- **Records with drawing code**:
'''

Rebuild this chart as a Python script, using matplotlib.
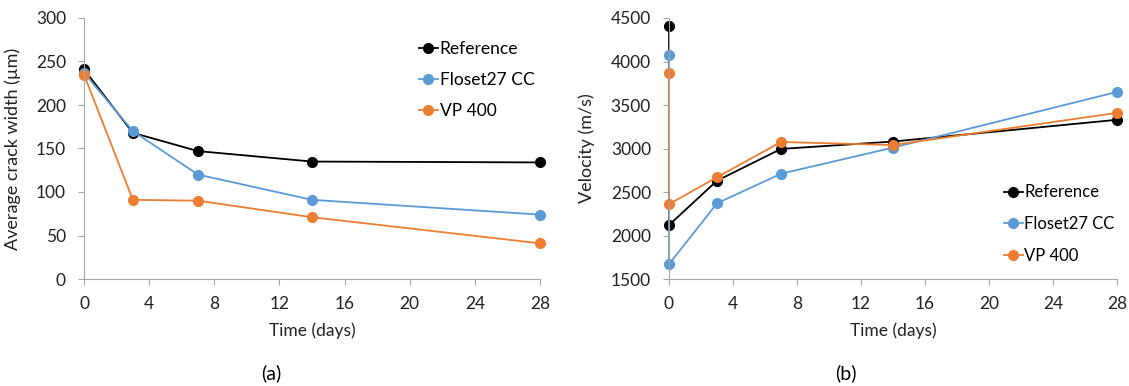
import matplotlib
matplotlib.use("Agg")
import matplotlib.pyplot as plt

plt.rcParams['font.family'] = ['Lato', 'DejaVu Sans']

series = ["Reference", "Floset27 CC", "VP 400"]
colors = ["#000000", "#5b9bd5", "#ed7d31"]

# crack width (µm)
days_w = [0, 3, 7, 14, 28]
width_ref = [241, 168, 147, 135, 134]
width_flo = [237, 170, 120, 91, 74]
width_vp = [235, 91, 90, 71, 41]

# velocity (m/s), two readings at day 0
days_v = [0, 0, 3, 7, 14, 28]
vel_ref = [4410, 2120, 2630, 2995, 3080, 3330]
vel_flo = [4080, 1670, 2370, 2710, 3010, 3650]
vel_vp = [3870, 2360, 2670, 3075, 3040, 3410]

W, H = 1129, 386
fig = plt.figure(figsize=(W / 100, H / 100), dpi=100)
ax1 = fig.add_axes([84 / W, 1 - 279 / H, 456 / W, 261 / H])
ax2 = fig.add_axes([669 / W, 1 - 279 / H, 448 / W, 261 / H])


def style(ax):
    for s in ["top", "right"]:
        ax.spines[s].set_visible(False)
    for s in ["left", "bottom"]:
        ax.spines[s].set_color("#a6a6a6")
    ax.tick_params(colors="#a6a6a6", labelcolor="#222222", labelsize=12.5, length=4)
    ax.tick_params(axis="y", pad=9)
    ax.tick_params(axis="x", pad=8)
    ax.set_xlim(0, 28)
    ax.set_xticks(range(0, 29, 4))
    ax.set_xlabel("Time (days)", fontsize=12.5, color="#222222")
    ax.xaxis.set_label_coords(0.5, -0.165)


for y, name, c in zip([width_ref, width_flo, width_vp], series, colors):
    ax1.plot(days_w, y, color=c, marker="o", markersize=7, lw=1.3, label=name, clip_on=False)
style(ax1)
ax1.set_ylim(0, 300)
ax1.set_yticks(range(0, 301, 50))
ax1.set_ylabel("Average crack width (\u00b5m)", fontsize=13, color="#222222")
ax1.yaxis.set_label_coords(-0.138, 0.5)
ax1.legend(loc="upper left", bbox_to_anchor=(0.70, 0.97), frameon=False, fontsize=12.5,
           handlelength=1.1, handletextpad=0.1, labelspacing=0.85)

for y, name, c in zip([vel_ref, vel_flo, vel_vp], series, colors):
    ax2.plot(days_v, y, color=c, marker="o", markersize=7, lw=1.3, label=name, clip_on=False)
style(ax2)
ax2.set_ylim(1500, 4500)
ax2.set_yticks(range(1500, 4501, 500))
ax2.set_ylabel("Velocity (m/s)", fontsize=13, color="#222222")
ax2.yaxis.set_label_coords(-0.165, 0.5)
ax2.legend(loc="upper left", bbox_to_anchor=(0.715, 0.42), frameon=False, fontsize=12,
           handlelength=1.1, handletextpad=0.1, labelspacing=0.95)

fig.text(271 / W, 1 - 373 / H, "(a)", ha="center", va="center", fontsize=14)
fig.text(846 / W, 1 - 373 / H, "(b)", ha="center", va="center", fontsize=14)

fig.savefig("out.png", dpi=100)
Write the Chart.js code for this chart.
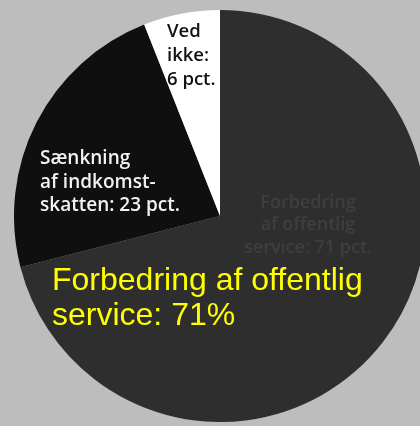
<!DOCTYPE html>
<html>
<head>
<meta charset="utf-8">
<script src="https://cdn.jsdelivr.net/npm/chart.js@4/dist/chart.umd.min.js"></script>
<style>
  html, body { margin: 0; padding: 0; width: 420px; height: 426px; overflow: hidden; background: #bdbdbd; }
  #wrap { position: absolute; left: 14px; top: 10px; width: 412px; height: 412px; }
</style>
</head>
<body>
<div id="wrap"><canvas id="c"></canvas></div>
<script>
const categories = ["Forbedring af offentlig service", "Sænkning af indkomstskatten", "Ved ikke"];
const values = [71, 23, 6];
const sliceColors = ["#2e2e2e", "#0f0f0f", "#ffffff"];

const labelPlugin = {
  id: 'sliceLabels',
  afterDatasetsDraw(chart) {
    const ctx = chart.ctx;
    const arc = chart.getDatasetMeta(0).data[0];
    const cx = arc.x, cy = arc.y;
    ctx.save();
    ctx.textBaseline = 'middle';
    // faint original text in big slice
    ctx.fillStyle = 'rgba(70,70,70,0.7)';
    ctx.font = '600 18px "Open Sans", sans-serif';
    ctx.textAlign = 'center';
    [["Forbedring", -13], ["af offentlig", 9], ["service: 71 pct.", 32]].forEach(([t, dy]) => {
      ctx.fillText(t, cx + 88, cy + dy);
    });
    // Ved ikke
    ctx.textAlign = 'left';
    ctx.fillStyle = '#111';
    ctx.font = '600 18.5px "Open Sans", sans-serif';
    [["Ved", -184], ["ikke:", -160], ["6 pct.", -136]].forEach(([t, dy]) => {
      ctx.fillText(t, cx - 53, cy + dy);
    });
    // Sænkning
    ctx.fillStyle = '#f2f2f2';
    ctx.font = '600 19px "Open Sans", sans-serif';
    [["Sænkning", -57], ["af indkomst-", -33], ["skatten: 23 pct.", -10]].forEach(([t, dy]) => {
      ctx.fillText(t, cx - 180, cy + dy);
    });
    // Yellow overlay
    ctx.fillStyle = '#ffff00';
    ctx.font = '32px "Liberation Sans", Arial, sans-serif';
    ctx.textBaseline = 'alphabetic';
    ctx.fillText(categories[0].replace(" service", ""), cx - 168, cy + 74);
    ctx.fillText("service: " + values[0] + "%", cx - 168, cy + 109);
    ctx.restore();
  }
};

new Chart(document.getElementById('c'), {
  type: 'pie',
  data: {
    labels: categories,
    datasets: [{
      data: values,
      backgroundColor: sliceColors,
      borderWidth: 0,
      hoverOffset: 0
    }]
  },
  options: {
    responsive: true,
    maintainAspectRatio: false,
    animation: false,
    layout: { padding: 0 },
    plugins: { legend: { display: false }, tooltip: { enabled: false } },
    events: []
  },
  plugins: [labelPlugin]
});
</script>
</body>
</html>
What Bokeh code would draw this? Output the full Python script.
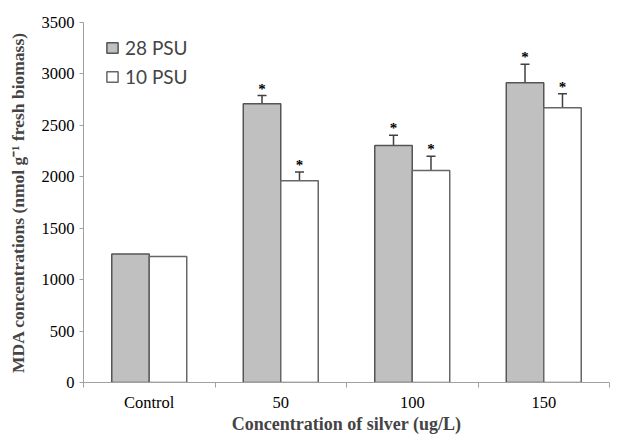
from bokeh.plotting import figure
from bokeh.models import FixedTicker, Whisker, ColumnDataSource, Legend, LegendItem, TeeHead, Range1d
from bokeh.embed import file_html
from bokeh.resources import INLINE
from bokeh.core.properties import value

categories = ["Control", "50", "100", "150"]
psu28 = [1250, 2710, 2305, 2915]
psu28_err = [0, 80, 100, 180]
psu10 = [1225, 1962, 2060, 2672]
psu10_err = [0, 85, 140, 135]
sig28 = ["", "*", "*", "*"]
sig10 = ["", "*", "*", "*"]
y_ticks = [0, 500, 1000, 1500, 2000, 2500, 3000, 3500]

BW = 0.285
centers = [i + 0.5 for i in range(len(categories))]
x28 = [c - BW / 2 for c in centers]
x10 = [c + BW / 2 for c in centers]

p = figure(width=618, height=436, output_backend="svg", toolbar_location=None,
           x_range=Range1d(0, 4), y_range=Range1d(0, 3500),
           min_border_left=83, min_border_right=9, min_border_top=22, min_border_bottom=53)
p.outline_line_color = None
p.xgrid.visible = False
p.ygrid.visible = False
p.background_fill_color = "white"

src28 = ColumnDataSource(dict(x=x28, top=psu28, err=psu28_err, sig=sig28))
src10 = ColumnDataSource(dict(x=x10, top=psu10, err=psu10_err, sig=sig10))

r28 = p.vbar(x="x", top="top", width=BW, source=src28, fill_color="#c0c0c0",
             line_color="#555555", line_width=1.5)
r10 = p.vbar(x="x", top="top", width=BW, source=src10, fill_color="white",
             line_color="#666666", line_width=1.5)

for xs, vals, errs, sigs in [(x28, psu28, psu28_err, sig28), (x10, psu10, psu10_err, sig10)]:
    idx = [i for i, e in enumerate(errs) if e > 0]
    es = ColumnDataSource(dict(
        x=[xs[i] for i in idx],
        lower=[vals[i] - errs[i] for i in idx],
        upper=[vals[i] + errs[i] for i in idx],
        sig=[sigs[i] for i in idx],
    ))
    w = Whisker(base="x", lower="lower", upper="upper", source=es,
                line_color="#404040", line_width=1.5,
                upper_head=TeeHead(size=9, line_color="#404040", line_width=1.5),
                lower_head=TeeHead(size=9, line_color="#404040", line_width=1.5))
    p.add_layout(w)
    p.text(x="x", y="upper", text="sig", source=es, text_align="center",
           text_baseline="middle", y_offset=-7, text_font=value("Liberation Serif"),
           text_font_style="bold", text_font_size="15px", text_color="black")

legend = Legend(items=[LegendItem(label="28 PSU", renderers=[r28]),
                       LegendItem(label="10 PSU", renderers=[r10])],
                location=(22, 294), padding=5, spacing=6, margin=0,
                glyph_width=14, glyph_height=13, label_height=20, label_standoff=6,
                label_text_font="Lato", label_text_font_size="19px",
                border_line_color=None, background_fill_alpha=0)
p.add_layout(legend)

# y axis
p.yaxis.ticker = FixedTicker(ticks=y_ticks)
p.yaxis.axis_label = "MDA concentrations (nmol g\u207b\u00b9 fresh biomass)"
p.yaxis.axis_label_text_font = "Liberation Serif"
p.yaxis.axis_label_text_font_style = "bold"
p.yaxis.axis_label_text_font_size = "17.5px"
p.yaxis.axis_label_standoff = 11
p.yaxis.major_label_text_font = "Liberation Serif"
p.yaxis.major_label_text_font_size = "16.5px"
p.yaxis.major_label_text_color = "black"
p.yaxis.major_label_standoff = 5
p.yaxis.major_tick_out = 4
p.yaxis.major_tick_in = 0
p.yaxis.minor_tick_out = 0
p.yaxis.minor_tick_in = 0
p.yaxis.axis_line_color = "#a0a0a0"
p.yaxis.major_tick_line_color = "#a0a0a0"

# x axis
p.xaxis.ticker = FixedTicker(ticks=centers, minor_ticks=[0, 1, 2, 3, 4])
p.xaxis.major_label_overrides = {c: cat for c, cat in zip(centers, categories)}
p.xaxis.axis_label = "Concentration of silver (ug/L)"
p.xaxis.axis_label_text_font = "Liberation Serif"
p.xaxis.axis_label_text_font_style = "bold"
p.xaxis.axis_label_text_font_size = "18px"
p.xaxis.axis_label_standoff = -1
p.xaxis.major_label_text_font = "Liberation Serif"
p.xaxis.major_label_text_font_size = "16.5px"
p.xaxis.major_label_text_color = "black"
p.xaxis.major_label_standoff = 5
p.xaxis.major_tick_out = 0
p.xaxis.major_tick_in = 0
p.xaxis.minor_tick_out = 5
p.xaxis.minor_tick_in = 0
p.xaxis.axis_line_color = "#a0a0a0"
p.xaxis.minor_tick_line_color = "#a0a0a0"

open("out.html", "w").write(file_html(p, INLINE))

'''

- **Requirements**:
Give again, please, precisely the lines that begin the records and run through the line with "ax2 = fig.add_axes([669" in it, keeping both end lines and dropping any pictures.

- **The result**:
Rebuild this chart as a Python script, using matplotlib.
import matplotlib
matplotlib.use("Agg")
import matplotlib.pyplot as plt

plt.rcParams['font.family'] = ['Lato', 'DejaVu Sans']

series = ["Reference", "Floset27 CC", "VP 400"]
colors = ["#000000", "#5b9bd5", "#ed7d31"]

# crack width (µm)
days_w = [0, 3, 7, 14, 28]
width_ref = [241, 168, 147, 135, 134]
width_flo = [237, 170, 120, 91, 74]
width_vp = [235, 91, 90, 71, 41]

# velocity (m/s), two readings at day 0
days_v = [0, 0, 3, 7, 14, 28]
vel_ref = [4410, 2120, 2630, 2995, 3080, 3330]
vel_flo = [4080, 1670, 2370, 2710, 3010, 3650]
vel_vp = [3870, 2360, 2670, 3075, 3040, 3410]

W, H = 1129, 386
fig = plt.figure(figsize=(W / 100, H / 100), dpi=100)
ax1 = fig.add_axes([84 / W, 1 - 279 / H, 456 / W, 261 / H])
ax2 = fig.add_axes([669 / W, 1 - 279 / H, 448 / W, 261 / H])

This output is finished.